REQUIREMENT:
Each line that follows is to be retyped exactly.

DATA SEGMENT:
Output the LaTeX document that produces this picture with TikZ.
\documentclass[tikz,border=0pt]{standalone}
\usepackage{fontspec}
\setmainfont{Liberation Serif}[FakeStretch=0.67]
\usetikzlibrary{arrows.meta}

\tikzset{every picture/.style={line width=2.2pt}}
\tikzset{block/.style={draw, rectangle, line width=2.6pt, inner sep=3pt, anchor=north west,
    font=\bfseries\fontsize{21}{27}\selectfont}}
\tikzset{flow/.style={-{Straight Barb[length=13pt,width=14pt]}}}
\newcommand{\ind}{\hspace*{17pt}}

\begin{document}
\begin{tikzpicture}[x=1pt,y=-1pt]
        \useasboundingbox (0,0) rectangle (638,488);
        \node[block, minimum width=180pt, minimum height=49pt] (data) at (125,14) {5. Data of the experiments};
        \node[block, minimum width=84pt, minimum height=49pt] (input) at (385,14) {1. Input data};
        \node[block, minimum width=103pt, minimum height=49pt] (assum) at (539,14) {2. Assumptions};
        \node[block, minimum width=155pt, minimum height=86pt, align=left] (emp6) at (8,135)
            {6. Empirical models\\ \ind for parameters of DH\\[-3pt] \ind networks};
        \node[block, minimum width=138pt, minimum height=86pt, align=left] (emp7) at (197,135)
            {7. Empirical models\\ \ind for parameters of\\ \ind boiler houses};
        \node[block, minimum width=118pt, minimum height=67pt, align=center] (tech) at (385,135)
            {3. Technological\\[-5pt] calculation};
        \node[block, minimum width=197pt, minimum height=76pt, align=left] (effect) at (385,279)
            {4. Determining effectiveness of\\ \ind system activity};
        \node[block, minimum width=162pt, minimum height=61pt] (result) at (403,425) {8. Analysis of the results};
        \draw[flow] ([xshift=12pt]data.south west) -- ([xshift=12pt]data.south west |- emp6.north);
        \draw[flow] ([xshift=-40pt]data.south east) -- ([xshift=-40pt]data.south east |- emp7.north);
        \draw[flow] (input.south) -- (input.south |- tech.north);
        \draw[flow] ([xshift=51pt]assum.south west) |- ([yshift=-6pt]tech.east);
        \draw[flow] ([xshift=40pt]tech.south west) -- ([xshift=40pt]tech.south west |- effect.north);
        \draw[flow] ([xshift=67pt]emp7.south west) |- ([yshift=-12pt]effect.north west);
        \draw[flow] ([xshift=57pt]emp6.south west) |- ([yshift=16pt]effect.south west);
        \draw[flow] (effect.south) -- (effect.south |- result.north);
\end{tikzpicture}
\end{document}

EXERCISE ANSWER:
Output the LaTeX document that produces this picture with TikZ.
\documentclass[tikz,border=0pt]{standalone}
\usepackage{fontspec}
\setmainfont{Liberation Serif}[FakeStretch=0.67]
\usetikzlibrary{arrows.meta}

\tikzset{every picture/.style={line width=2.2pt}}
\tikzset{block/.style={draw, rectangle, line width=2.6pt, inner sep=3pt, anchor=north west,
    font=\bfseries\fontsize{21}{27}\selectfont}}
\tikzset{flow/.style={-{Straight Barb[length=13pt,width=14pt]}}}
\newcommand{\ind}{\hspace*{17pt}}

\begin{document}
\begin{tikzpicture}[x=1pt,y=-1pt]
        \useasboundingbox (0,0) rectangle (638,488);
        \node[block, minimum width=180pt, minimum height=49pt] (data) at (125,14) {5. Data of the experiments};
        \node[block, minimum width=84pt, minimum height=49pt] (input) at (385,14) {1. Input data};
        \node[block, minimum width=103pt, minimum height=49pt] (assum) at (539,14) {2. Assumptions};
        \node[block, minimum width=155pt, minimum height=86pt, align=left] (emp6) at (8,135)
            {6. Empirical models\\ \ind for parameters of DH\\[-3pt] \ind networks};
        \node[block, minimum width=138pt, minimum height=86pt, align=left] (emp7) at (197,135)
            {7. Empirical models\\ \ind for parameters of\\ \ind boiler houses};
        \node[block, minimum width=118pt, minimum height=67pt, align=center] (tech) at (385,135)
            {3. Technological\\[-5pt] calculation};
        \node[block, minimum width=197pt, minimum height=76pt, align=left] (effect) at (385,279)
            {4. Determining effectiveness of\\ \ind system activity};
        \node[block, minimum width=162pt, minimum height=61pt] (result) at (403,425) {8. Analysis of the results};
        \draw[flow] ([xshift=12pt]data.south west) -- ([xshift=12pt]data.south west |- emp6.north);
        \draw[flow] ([xshift=-40pt]data.south east) -- ([xshift=-40pt]data.south east |- emp7.north);
        \draw[flow] (input.south) -- (input.south |- tech.north);
        \draw[flow] ([xshift=51pt]assum.south west) |- ([yshift=-6pt]tech.east);
        \draw[flow] ([xshift=40pt]tech.south west) -- ([xshift=40pt]tech.south west |- effect.north);
        \draw[flow] ([xshift=67pt]emp7.south west) |- ([yshift=-12pt]effect.north west);
        \draw[flow] ([xshift=57pt]emp6.south west) |- ([yshift=16pt]effect.south west);
        \draw[flow] (effect.south) -- (effect.south |- result.north);
\end{tikzpicture}
\end{document}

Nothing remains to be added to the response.